I got six shrapnel wounds all over my body from the shell that exploded and blew me up the hill. And I was standing up and I was grabbing my throat for fresh air and I was just knocked out temporarily and blacked out, but I was still standing on my feet for some strange reason. And I could feel the pain in my right leg and in my right shoulder at the back, and in my right hip as well. When we were going up the hill to get to the first aid station, we seen the line of stretcher bearers and everybody, walking wounded, going to the first aid station. And we were so very unlucky that a shell landed right in the line-up of all those poor people and it cleared the place about 20 foot, you know, it cleaned them right out, wounded a whole bunch and killed some more guys that were going to the aid station. And we were so used to [it] now that we just were thinking about getting to the aid station ourselves.
And then we got in there and I don’t know where Clayton went, but the guys just grabbed a hold of me right away and took my clothes off because they could see that I was bleeding in quite a few different places. And I can still remember the guys saying, “Are you alright?” And I says, “Yes, I’m okay.” But then the next thing I knew, I was laying on the stretcher outside. I just passed right out.
We had to find a crossing for the tanks to go across the Pisciatello River. So we got picked to go with the engineers to find a solid bottom across the Pisciatello River. And during the night and the early hours of 18th of October, further downstream, they sent a bunch of our guys to make a headline and what they did actually do eventually, our guys got across the river, they pushed a worn out tank into the river bottom to use it as a brace to put a bridge across for the Bailey Bridge.
Our outfit got a bunch of prisoners and they called the headquarters for somebody to go and get these prisoners. I could see that he was trying to get these two scouts to go and get these prisoners and they never had a clue where to go, they should have known how to read a map and a compass. When I was up there with the engineers the night before, we got back at 5:00 in the morning of that same day and I still couldn’t sleep all day long because we were getting shelled as well.
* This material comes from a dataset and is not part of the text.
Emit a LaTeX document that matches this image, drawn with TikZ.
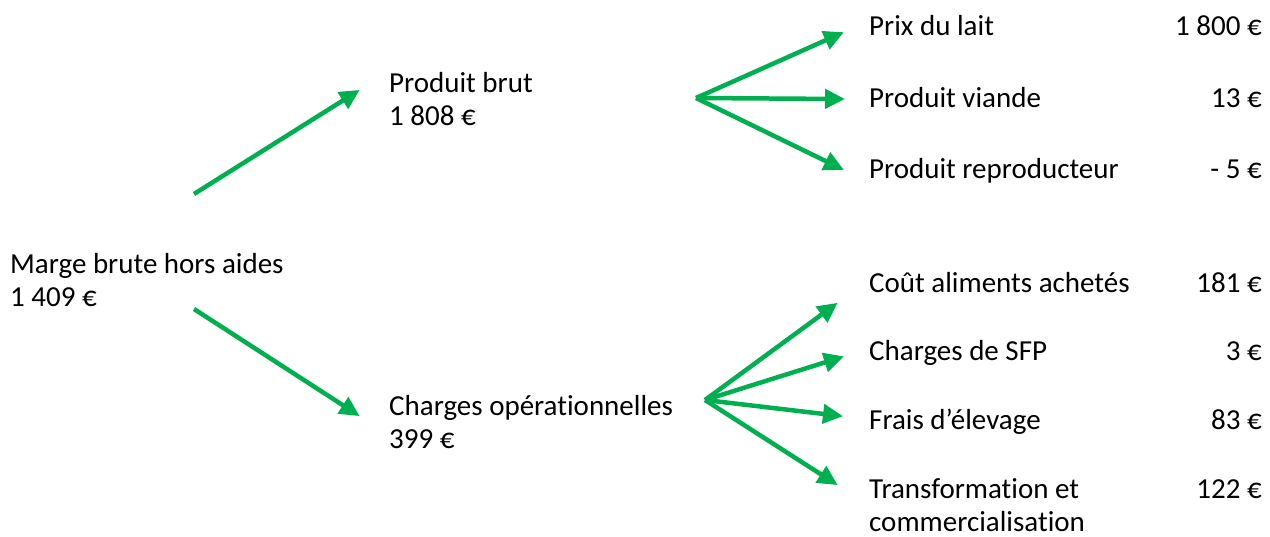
\documentclass[tikz,border=0pt]{standalone}
\usepackage{fontspec}
\setmainfont{Carlito}[Ligatures={NoCommon}]
\usetikzlibrary{arrows.meta}
\definecolor{officegreen}{HTML}{00B050}
\begin{document}
\begin{tikzpicture}[x=1pt,y=-1pt,
  lbl/.style={anchor=base west,inner sep=0pt,font=\fontsize{29}{33}\selectfont},
  val/.style={anchor=base east,inner sep=0pt,font=\fontsize{29}{33}\selectfont},
  garrow/.style={draw=officegreen,line width=4.5pt,-{Triangle[length=20pt,width=19pt]},shorten >=-2pt}]
\useasboundingbox (0,0) rectangle (1270,536);
% left
\node[lbl] (mbh) at (10,273) {Marge brute hors aides};
\node[lbl] (mbhv) at (10,306) {1 409 €};
% middle
\node[lbl] (pb) at (389,92) {Produit brut};
\node[lbl] (pbv) at (389,125) {1 808 €};
\node[lbl] (co) at (389,415) {Charges opérationnelles};
\node[lbl] (cov) at (389,448) {399 €};
% right top
\node[lbl] (pl) at (869,35) {Prix du lait};
\node[val] (plv) at (1262,35) {1 800 €};
\node[lbl] (pv) at (869,107) {Produit viande};
\node[val] (pvv) at (1262,107) {13 €};
\node[lbl] (pr) at (869,178) {Produit reproducteur};
\node[val] (prv) at (1262,178) {- 5 €};
% right bottom
\node[lbl] (ca) at (869,292) {Coût aliments achetés};
\node[val] (cav) at (1262,292) {181 €};
\node[lbl] (cs) at (869,360) {Charges de SFP};
\node[val] (csv) at (1262,360) {3 €};
\node[lbl] (fe) at (869,429) {Frais d’élevage};
\node[val] (fev) at (1262,429) {83 €};
\node[lbl] (tc) at (869,498) {Transformation et};
\node[lbl] (tc2) at (869,531) {commercialisation};
\node[val] (tcv) at (1262,498) {122 €};
% arrow endpoints
\coordinate (s1) at (194,194);
\coordinate (e1) at (358,91);
\coordinate (s2) at (194,309);
\coordinate (e2) at (358,415);
\coordinate (f1) at (696,98);
\coordinate (t1) at (842,33);
\coordinate (t2) at (843,99);
\coordinate (t3) at (842,169);
\coordinate (f2) at (705,400);
\coordinate (u1) at (836,304);
\coordinate (u2) at (842,357);
\coordinate (u3) at (841,416);
\coordinate (u4) at (836,484);
\draw[garrow] (s1) -- (e1);
\draw[garrow] (s2) -- (e2);
\draw[garrow] (f1) -- (t1);
\draw[garrow] (f1) -- (t2);
\draw[garrow] (f1) -- (t3);
\draw[garrow] (f2) -- (u1);
\draw[garrow] (f2) -- (u2);
\draw[garrow] (f2) -- (u3);
\draw[garrow] (f2) -- (u4);
\end{tikzpicture}
\end{document}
So I walked up to the officer and I saluted him and I said, “Sir,” I says, “I don’t mind going to get those prisoners,” I says, “I was with the engineers there the night before,” and I says, “I know where the bridge is, just tell me where the prisoners are from the bridge.”
The Germans were trying to knock the bridge out with mortars and shells and everything and I thought, gee, it’s plain suicide to walk across there. I told him to stay about 30 feet away from me all the time, so if the shell got one of us, there was still one of us left alive to complete our mission.
Here down comes another barrage and we were right in the middle of it. And of course, they got me through my right arm, which put me right out of action. We could have taken cover under those buildings, but we didn’t, we were set on a job to do. So we never thought about taking cover.
Showing your buddies that you weren’t scared, although I was scared, but I put on a bravado face. I got to know them, they were like brothers and I lost so many of them. That last wound, the third wound, took me 18 months to get over before I got out of hospital and got discharged. I done 51 months service. So many months overseas and so many months in Italy, and my wife and I, we were separated for 19 months and then when I got out of the army, I had a little bit of a hard job, my nerves and my whole mind was kind of mixed up. I just couldn’t hack it anymore. The people didn’t understand me or maybe probably it was me as well, couldn’t understand them, because I was not the same farmer’s boy as I was when I left this country here. And the people couldn’t understand it because they really didn’t understand the war and there’s still a lot of people in Canada today that do not understand what us Second World War veterans done for them.